> Problem to solve: Find and copy each line of the records where the string "this" shows up.
***** Extracted information *****
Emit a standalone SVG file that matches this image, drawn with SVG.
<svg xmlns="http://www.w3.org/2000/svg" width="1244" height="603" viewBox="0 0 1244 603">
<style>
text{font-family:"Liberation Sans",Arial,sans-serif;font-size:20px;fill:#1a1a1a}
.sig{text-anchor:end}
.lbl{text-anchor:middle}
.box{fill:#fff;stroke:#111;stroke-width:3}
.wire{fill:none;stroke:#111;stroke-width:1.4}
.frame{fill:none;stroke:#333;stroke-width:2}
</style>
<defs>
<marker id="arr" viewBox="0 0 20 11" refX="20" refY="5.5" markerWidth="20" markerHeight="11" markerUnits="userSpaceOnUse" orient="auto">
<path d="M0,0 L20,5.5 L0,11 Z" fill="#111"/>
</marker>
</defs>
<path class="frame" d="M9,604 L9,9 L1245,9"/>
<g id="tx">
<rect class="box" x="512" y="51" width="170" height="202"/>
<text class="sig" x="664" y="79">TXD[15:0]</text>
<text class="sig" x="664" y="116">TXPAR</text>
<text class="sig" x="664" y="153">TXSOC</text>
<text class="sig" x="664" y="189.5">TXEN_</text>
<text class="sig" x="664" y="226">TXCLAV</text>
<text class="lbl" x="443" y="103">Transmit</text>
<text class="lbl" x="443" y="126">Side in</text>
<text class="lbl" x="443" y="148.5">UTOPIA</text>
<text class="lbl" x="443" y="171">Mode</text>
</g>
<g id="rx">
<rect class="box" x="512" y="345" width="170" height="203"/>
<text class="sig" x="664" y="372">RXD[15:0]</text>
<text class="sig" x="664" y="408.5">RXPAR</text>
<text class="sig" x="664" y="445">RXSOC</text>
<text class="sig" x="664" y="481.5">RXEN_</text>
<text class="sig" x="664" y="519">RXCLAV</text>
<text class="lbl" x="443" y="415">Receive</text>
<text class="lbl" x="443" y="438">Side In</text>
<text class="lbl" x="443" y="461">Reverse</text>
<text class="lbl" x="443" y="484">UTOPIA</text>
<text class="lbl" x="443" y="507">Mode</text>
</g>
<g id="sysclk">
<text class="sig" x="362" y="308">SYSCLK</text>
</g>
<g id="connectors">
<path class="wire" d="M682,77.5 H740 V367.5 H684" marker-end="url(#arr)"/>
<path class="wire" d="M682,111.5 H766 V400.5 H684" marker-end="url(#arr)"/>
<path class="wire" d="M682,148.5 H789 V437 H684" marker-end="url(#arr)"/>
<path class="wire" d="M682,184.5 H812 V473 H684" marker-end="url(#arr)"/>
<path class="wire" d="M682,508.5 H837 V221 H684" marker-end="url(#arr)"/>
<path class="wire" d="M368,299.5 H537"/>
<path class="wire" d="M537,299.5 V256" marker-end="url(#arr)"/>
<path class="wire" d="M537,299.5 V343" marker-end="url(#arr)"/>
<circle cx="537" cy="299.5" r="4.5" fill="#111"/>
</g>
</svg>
*****
***** Extracted information *****
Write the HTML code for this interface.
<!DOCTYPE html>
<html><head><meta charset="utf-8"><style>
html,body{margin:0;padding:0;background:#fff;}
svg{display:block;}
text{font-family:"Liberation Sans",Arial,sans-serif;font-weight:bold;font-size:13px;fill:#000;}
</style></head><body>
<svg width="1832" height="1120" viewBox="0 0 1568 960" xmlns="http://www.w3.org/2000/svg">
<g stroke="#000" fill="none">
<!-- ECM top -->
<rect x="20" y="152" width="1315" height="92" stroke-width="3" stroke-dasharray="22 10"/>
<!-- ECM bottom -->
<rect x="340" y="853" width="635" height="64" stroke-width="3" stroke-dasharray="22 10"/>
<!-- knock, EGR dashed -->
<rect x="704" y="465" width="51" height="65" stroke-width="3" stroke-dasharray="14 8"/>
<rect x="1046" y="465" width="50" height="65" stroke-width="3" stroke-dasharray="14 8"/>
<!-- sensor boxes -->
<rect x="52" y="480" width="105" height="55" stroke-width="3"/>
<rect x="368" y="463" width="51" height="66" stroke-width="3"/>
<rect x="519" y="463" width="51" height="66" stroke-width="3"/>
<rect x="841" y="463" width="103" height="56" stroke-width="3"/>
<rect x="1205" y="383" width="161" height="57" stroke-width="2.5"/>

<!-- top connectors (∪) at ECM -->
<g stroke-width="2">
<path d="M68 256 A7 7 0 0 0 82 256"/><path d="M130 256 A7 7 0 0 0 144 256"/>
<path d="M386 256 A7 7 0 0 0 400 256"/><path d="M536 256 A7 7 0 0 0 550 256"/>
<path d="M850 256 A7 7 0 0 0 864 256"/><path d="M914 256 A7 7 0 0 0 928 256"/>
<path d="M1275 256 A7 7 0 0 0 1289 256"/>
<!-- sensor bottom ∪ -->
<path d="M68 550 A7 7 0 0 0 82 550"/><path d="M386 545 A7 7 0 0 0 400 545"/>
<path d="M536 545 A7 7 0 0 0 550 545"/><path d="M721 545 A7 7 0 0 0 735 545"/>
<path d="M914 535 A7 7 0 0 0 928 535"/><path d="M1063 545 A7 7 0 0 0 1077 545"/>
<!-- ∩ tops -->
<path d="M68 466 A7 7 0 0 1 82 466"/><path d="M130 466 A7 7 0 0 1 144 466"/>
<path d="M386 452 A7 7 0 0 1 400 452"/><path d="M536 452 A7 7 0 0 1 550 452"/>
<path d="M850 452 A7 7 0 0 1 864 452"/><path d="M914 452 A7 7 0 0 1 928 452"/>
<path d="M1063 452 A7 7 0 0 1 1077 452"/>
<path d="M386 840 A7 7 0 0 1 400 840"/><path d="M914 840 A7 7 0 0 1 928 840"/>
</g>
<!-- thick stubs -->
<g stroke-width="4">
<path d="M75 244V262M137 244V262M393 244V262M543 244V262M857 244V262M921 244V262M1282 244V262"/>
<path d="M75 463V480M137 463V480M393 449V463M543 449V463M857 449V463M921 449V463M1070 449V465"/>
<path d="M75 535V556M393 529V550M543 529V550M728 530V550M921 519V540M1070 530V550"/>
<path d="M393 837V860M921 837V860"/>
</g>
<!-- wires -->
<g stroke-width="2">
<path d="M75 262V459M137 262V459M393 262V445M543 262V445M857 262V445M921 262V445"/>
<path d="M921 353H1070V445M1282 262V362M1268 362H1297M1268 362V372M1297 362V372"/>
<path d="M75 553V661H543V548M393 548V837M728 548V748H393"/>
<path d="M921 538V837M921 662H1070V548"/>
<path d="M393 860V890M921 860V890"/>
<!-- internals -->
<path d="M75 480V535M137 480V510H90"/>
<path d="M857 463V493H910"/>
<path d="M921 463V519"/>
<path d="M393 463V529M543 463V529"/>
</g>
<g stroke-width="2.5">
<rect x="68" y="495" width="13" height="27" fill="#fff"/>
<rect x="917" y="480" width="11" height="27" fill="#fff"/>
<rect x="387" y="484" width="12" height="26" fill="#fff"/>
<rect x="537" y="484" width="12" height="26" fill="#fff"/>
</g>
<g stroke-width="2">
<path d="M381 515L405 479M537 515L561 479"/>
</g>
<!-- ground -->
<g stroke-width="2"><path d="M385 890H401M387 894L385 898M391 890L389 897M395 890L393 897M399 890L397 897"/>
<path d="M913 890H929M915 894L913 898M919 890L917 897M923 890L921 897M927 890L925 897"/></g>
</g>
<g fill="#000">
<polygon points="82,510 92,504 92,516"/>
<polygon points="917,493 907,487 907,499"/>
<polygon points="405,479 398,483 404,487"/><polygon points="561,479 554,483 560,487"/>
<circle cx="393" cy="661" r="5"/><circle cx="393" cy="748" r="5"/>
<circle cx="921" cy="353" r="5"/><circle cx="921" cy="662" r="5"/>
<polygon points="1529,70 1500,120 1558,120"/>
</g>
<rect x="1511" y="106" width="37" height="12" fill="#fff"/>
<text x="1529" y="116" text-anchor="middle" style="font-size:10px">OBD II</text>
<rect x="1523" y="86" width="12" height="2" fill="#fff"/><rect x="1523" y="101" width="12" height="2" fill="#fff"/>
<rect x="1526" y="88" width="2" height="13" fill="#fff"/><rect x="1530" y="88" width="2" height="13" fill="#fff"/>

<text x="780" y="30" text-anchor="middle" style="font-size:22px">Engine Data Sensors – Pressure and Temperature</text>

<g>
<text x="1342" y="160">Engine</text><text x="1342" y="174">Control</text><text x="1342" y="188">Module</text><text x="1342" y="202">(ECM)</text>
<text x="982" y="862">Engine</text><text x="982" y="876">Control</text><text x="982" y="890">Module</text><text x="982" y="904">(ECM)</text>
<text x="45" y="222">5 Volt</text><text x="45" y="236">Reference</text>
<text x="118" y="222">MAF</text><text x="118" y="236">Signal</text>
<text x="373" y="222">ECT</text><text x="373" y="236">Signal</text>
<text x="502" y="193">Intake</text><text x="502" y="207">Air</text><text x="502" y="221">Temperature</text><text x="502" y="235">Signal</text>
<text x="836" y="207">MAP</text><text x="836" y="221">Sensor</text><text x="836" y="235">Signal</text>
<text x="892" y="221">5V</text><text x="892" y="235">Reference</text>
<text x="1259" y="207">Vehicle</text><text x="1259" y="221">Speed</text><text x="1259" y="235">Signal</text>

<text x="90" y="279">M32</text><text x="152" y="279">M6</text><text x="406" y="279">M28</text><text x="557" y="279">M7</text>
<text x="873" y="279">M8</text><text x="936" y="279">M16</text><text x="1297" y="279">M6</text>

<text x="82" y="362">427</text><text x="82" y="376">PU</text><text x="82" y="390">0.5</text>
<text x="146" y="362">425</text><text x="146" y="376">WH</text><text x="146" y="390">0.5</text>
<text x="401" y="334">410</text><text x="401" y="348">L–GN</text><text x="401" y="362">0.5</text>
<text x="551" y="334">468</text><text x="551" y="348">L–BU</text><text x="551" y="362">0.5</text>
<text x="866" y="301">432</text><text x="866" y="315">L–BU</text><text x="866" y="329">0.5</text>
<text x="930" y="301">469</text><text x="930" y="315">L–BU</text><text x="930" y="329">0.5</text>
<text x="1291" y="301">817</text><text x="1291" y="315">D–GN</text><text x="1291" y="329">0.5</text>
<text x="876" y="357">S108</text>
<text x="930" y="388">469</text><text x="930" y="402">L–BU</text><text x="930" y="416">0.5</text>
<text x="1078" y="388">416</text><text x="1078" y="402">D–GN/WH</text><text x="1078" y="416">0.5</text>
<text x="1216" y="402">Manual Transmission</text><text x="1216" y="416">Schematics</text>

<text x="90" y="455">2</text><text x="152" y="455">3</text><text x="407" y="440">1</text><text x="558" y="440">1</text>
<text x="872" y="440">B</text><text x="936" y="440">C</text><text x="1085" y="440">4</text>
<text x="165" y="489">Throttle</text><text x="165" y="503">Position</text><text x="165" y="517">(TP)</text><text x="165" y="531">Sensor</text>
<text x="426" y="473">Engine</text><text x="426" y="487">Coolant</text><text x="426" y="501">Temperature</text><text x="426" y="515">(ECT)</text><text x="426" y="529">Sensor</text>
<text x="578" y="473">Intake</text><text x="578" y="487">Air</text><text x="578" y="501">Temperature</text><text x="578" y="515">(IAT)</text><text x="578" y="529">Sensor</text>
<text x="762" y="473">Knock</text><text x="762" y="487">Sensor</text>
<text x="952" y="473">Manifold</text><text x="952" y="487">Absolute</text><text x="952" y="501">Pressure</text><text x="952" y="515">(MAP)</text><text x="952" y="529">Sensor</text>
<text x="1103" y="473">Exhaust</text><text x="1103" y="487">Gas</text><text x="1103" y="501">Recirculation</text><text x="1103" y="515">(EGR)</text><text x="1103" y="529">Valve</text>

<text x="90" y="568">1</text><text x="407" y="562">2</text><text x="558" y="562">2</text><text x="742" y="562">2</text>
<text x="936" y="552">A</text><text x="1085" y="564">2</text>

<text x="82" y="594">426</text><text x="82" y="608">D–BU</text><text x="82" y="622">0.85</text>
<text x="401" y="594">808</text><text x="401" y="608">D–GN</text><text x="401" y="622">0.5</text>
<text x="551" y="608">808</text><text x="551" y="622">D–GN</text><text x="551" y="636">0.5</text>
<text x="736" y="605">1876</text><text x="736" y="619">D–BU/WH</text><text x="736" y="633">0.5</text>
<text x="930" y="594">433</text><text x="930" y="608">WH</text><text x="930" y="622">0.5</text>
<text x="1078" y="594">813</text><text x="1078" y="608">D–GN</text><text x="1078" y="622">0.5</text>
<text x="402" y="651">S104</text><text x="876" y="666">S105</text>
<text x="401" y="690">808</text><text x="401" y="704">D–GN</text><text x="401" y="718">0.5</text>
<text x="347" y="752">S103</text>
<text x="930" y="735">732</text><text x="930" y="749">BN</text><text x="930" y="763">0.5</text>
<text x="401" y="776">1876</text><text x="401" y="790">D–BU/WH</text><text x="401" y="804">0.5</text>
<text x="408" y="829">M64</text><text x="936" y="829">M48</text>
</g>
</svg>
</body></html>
*****
> Full response:
Emit a standalone SVG file that matches this image, drawn with SVG.
Write the HTML code for this interface.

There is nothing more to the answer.